JP: In short, I wish Peirce had not said that -- LOL.
And I'm not sure why he did. Can anyone shed some
more light on why he did say that? Short of me simply
having to accept the fact that I'm just plain wrong about
the purity of symbols. I hope so -- I've got a lot riding
on this!
Actually, there's a lot riding on the conveyance of pure symbols, too.
Jon Awbrey
Incidental Musement:
| It would be impossible to analyze representation into its inward constituent
| characters since any elements into which it might seem to be separated would
| be, themselves, representations. Representation implies contrast; hence it
| has an inward character only so far as that can be contrasted with something.
| Now, as all things are representations alike, they can only be contrasted in
| their relations. Hence, the only inward character of representation is the
| relation of anything to itself, -- 'identity'. But the different essential
| external relations of representation can be distinguished very well, because
| all things do not stand in essential relation to any one representation.
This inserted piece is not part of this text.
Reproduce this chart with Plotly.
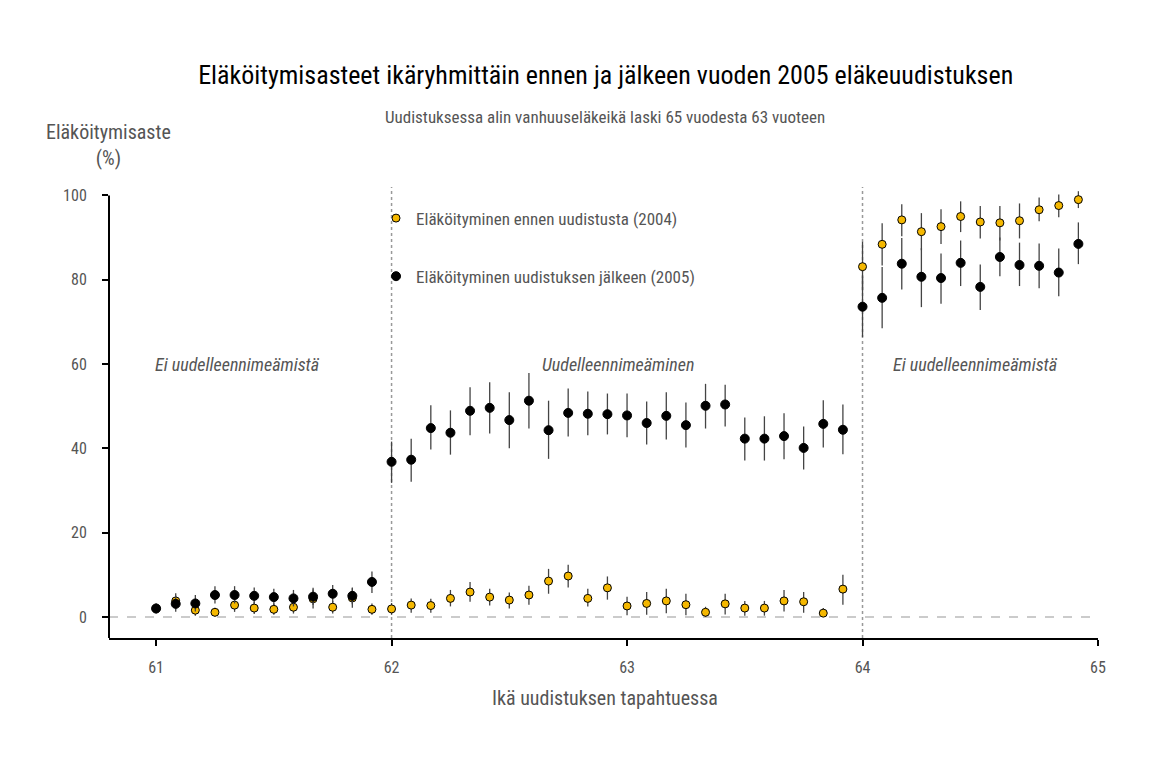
import plotly.graph_objects as go

ages = [61 + k / 12 for k in range(48)]

rate_2004 = [2.0, 3.8, 1.6, 1.1, 2.8, 2.1, 1.8, 2.3, 4.3, 2.3, 4.5, 1.8,
             1.9, 2.8, 2.7, 4.4, 5.9, 4.7, 4.0, 5.2, 8.5, 9.7, 4.4, 6.9,
             2.6, 3.2, 3.8, 2.9, 1.1, 3.1, 2.1, 2.1, 3.8, 3.6, 0.9, 6.6,
             83.1, 88.4, 94.2, 91.4, 92.6, 95.0, 93.7, 93.5, 94.0, 96.6, 97.6, 99.0]
low_2004 = [0.8, 1.8, 0.3, 0.1, 1.2, 0.7, 0.5, 0.8, 2.0, 0.8, 2.2, 0.5,
            0.5, 1.0, 1.0, 2.5, 3.6, 2.7, 2.0, 2.9, 5.5, 7.0, 2.5, 4.1,
            0.4, 0.5, 0.9, 0.4, 0.0, 0.6, 0.3, 0.3, 1.3, 1.0, 0.0, 2.9,
            77.5, 83.4, 90.3, 87.0, 88.5, 91.3, 89.8, 89.3, 89.8, 93.9, 94.8, 97.0]
high_2004 = [3.2, 5.6, 3.0, 2.2, 4.4, 3.6, 3.2, 3.8, 6.5, 3.8, 6.8, 3.2,
             3.3, 4.4, 4.3, 6.4, 8.3, 6.7, 5.8, 7.4, 11.4, 12.4, 6.7, 9.6,
             4.8, 5.9, 6.7, 5.5, 2.4, 5.5, 3.8, 3.8, 6.4, 5.9, 2.1, 10.0,
             89.0, 93.4, 97.9, 95.8, 96.7, 98.6, 97.5, 97.5, 98.1, 99.5, 100.2, 101.0]

rate_2005 = [2.0, 3.1, 3.2, 5.2, 5.2, 5.0, 4.7, 4.4, 4.8, 5.5, 5.0, 8.3,
             36.8, 37.3, 44.8, 43.7, 48.9, 49.6, 46.7, 51.3, 44.3, 48.4, 48.2, 48.1,
             47.8, 46.0, 47.7, 45.5, 50.1, 50.4, 42.3, 42.3, 42.9, 40.1, 45.8, 44.4,
             73.6, 75.7, 83.8, 80.7, 80.4, 84.0, 78.3, 85.4, 83.5, 83.3, 81.7, 88.5]
low_2005 = [0.9, 1.2, 1.3, 3.2, 3.2, 3.0, 2.8, 2.5, 2.8, 3.4, 3.0, 5.7,
            31.8, 32.1, 39.7, 38.5, 43.1, 43.5, 40.0, 44.7, 37.5, 42.8, 43.1, 43.3,
            42.6, 40.9, 42.1, 40.2, 44.7, 45.2, 37.1, 37.1, 37.4, 35.0, 40.2, 38.6,
            66.4, 68.5, 77.7, 73.5, 74.3, 78.5, 72.8, 80.8, 78.5, 78.0, 76.1, 83.7]
high_2005 = [3.2, 5.0, 5.2, 7.3, 7.3, 7.0, 6.7, 6.4, 6.9, 7.6, 7.0, 10.8,
             41.6, 42.3, 50.2, 49.0, 54.5, 55.7, 53.3, 57.9, 51.3, 54.2, 53.5, 53.0,
             53.0, 51.1, 53.3, 50.9, 55.3, 55.1, 47.3, 47.6, 48.3, 45.2, 51.4, 50.4,
             80.8, 83.0, 89.9, 87.5, 86.2, 89.3, 83.6, 90.0, 88.8, 88.6, 87.4, 93.6]

x_ticks = [61, 62, 63, 64, 65]
y_ticks = [0, 20, 40, 60, 80, 100]
reform_ages = [62, 64]
region_labels = ["Ei uudelleennimeämistä", "Uudelleennimeäminen", "Ei uudelleennimeämistä"]
region_x = [61.345, 62.96, 64.48]
series_names = ["Eläköityminen ennen uudistusta (2004)", "Eläköityminen uudistuksen jälkeen (2005)"]
title_text = "Eläköitymisasteet ikäryhmittäin ennen ja jälkeen vuoden 2005 eläkeuudistuksen"
subtitle_text = "Uudistuksessa alin vanhuuseläkeikä laski 65 vuodesta 63 vuoteen"

FONT = "Roboto Condensed, Liberation Sans Narrow, Open Sans, sans-serif"
GREY = "#555555"

fig = go.Figure()
for name, y, lo, hi, col, sz in [
    (series_names[0], rate_2004, low_2004, high_2004, "#F5B800", 8),
    (series_names[1], rate_2005, low_2005, high_2005, "#000000", 9),
]:
    fig.add_trace(go.Scatter(
        x=ages, y=y, mode="markers", name=name,
        marker=dict(color=col, size=sz, line=dict(color="black", width=1)),
        error_y=dict(type="data", symmetric=False,
                     array=[h - v for h, v in zip(hi, y)],
                     arrayminus=[v - l for v, l in zip(y, lo)],
                     color="#444444", thickness=1.3, width=0),
        legendgroup=name, cliponaxis=False,
    ))

for xr in reform_ages:
    fig.add_vline(x=xr, line=dict(color="#999999", width=1.5, dash="dot"), layer="below")
fig.add_hline(y=0, line=dict(color="#bbbbbb", width=1.5, dash="dash"), layer="below")
# capped y axis line (0..100 range end)
fig.add_shape(type="line", xref="paper", yref="y", x0=0, x1=0, y0=-5, y1=100,
              line=dict(color="black", width=2))

for lbl, xl in zip(region_labels, region_x):
    fig.add_annotation(x=xl, y=60, text=lbl, showarrow=False,
                       font=dict(family=FONT, size=18, color=GREY, style="italic"))

fig.update_layout(
    width=1172, height=767,
    plot_bgcolor="white", paper_bgcolor="white",
    margin=dict(l=101, r=82, t=179, b=137),
    font=dict(family=FONT, color=GREY, size=16),
    title=dict(text=title_text, x=0.510, xanchor="center", y=0.9126, yanchor="middle",
               font=dict(family=FONT, size=26, color="black")),
    showlegend=True,
    legend=dict(x=0.270, y=0.970, xanchor="left", yanchor="top", bgcolor="rgba(0,0,0,0)",
                font=dict(family=FONT, size=17, color=GREY), tracegroupgap=33,
                itemsizing="trace"),
    xaxis=dict(range=[60.8, 65.0], tickvals=x_ticks, showgrid=False, zeroline=False,
               showline=True, linecolor="black", linewidth=2, ticks="outside",
               ticklen=6, tickcolor="black", tickwidth=1.5, ticklabelstandoff=8,
               tickfont=dict(size=16, color=GREY)),
    yaxis=dict(range=[-5, 102], tickvals=y_ticks, showgrid=False, zeroline=False,
               showline=False, ticks="outside",
               ticklen=6, tickcolor="black", tickwidth=1.5, ticklabelstandoff=12,
               tickfont=dict(size=16, color=GREY)),
)
fig.add_annotation(xref="paper", yref="paper", x=0.5015, y=1.155, text=subtitle_text,
                   showarrow=False, xanchor="center", yanchor="middle",
                   font=dict(size=17, color=GREY))
fig.add_annotation(xref="paper", yref="paper", x=-0.001, y=1.094, text="Eläköitymisaste<br>(%)",
                   showarrow=False, align="center", xanchor="center", yanchor="middle",
                   font=dict(size=20, color=GREY))
fig.add_annotation(xref="paper", yref="paper", x=0.5015, y=-0.133, text="Ikä uudistuksen tapahtuessa",
                   showarrow=False, xanchor="center", yanchor="middle",
                   font=dict(size=20, color=GREY))

fig.write_html("out.html")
| It is true, that these relations are themselves representations and so
| involve each other. But though they cannot be separated in the
| nature of things, they can in representation.
|
| C.S. Peirce, 'Chronological Edition', CE 1, 324
|
| C.S. Peirce, "Logic of the Sciences", MS 113 (1865), pp. 322-336 in:
|'Writings of Charles S. Peirce: A Chronological Edition, Vol. 1, 1857-1866',
| Peirce Edition Project, Indiana University Press, Bloomington, IN, 1982.